(Records with drawing code)
┄┄┄┄┄┄┄┄┄┄┄┄┄┄┄┄┄┄┄┄

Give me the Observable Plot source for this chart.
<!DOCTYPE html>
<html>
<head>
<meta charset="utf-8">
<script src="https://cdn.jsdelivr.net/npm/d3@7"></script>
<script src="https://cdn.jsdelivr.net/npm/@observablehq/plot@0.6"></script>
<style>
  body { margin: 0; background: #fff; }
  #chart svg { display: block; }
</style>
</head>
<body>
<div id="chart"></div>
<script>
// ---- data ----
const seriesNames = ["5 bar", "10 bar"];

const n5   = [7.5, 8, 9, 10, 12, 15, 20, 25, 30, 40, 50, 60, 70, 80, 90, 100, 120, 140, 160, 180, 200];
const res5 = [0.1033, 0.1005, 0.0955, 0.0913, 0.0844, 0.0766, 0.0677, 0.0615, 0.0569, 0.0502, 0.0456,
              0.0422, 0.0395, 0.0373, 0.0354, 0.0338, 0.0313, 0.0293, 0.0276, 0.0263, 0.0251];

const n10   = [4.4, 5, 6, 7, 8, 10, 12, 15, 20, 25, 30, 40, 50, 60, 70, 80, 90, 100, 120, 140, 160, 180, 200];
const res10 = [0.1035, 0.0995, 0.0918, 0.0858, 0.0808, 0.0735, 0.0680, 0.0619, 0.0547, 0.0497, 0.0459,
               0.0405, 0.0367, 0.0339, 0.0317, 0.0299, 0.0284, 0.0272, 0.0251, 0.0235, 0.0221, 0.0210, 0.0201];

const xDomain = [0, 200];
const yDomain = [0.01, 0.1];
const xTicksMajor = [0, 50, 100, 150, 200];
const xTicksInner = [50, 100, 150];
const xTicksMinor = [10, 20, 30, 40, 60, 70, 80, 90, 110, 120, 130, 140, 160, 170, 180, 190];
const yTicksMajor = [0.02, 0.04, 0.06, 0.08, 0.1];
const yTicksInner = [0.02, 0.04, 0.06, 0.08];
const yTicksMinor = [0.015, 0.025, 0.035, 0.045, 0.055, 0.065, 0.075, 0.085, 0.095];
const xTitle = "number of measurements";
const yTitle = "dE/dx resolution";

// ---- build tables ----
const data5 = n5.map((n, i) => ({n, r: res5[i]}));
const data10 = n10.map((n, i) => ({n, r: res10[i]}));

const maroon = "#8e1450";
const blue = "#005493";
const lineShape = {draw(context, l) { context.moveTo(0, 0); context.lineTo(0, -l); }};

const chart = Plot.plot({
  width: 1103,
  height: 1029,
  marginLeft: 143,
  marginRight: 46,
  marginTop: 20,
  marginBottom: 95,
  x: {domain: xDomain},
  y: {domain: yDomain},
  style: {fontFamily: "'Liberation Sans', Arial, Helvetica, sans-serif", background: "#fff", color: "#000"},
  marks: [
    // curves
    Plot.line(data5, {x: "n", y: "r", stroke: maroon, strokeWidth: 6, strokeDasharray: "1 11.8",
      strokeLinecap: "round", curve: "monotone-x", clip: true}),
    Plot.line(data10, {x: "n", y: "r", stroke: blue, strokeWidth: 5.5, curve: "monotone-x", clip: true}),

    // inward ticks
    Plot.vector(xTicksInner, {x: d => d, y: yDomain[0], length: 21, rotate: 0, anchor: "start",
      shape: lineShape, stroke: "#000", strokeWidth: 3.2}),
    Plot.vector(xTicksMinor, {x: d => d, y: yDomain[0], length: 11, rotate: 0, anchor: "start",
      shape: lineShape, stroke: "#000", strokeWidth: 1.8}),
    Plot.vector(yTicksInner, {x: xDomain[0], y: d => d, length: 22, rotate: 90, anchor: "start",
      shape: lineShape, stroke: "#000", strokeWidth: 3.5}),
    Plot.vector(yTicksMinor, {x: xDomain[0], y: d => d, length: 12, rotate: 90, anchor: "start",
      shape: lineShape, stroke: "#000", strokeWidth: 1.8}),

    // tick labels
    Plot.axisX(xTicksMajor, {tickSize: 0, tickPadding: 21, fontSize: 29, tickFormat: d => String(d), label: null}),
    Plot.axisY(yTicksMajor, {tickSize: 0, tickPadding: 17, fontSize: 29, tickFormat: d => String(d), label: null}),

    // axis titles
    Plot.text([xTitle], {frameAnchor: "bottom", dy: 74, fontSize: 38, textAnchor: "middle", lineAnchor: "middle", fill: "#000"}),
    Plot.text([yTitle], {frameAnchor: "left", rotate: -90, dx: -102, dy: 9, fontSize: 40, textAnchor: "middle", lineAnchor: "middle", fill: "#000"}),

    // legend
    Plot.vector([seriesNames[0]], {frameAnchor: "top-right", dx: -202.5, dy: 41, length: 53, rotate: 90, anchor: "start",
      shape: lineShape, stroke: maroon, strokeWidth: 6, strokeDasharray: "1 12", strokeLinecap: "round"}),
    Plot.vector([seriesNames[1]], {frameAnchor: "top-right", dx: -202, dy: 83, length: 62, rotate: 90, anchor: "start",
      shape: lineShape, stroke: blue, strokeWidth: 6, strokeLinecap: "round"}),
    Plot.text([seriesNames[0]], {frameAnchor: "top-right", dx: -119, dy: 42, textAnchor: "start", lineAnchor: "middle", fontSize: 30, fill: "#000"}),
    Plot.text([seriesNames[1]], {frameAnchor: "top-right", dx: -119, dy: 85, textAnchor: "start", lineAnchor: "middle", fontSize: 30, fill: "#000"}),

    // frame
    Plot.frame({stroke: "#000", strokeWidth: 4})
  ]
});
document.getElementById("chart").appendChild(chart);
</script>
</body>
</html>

┄┄┄┄┄┄┄┄┄┄┄┄┄┄┄┄┄┄┄┄

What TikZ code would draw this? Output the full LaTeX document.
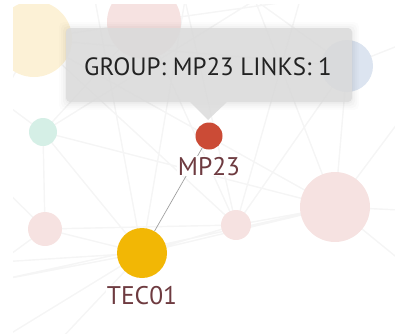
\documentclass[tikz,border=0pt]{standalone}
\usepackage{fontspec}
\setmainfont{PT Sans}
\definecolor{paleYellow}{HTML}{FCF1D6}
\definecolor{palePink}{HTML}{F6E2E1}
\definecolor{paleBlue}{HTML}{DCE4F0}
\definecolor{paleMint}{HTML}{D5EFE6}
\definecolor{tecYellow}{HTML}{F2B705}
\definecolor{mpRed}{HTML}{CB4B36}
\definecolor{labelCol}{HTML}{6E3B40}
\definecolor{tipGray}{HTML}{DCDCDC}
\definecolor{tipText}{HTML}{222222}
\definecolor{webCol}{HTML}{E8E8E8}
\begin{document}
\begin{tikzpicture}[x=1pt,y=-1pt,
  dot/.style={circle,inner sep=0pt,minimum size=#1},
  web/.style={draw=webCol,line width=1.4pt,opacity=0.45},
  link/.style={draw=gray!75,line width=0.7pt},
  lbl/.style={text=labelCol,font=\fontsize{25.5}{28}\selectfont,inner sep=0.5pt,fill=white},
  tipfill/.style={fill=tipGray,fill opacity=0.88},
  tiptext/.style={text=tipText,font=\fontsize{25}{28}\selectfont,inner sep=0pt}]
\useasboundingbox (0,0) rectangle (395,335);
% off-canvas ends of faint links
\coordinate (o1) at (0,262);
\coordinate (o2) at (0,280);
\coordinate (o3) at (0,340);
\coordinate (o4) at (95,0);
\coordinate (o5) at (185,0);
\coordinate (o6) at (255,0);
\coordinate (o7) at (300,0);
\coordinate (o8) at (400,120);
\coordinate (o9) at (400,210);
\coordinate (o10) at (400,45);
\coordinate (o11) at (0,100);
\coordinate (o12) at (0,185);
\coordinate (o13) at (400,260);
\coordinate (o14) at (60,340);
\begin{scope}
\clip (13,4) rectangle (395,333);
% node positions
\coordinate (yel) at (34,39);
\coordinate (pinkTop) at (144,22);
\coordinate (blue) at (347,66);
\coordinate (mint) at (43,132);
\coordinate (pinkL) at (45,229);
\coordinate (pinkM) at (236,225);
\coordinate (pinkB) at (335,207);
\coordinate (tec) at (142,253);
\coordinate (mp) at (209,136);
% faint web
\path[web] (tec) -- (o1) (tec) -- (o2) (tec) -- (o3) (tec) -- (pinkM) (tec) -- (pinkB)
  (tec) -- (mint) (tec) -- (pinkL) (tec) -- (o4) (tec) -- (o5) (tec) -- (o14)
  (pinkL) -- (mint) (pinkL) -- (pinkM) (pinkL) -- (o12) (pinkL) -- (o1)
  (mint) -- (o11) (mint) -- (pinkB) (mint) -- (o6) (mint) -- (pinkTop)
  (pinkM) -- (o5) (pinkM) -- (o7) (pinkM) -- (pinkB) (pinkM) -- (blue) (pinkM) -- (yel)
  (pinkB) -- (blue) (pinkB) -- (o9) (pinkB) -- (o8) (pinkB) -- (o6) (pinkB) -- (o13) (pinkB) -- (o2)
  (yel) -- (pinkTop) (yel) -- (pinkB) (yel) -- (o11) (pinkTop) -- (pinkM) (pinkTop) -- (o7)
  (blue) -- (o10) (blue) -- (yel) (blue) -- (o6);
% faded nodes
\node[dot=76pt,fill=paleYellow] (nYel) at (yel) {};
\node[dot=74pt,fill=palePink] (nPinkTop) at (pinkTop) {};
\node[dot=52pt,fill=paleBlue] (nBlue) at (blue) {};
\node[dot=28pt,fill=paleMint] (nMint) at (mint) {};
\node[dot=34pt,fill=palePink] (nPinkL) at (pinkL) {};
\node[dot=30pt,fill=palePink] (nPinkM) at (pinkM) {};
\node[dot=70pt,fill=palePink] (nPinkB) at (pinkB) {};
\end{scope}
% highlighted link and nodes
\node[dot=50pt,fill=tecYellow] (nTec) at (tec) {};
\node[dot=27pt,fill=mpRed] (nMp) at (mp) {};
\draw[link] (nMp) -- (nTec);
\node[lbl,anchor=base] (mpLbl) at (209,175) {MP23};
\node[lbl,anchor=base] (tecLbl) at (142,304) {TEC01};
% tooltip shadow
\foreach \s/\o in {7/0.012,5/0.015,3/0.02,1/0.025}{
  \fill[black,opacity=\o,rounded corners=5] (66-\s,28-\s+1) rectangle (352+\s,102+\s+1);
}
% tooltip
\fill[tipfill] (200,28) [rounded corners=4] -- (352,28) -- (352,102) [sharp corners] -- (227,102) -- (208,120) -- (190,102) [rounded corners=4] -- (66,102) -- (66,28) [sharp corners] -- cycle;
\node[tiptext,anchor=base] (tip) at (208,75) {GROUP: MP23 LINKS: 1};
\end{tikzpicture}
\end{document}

┄┄┄┄┄┄┄┄┄┄┄┄┄┄┄┄┄┄┄┄

Search the entries for the word "this", then list each line that holds it.

(The answer)
Give me the Observable Plot source for this chart.
What TikZ code would draw this? Output the full LaTeX document.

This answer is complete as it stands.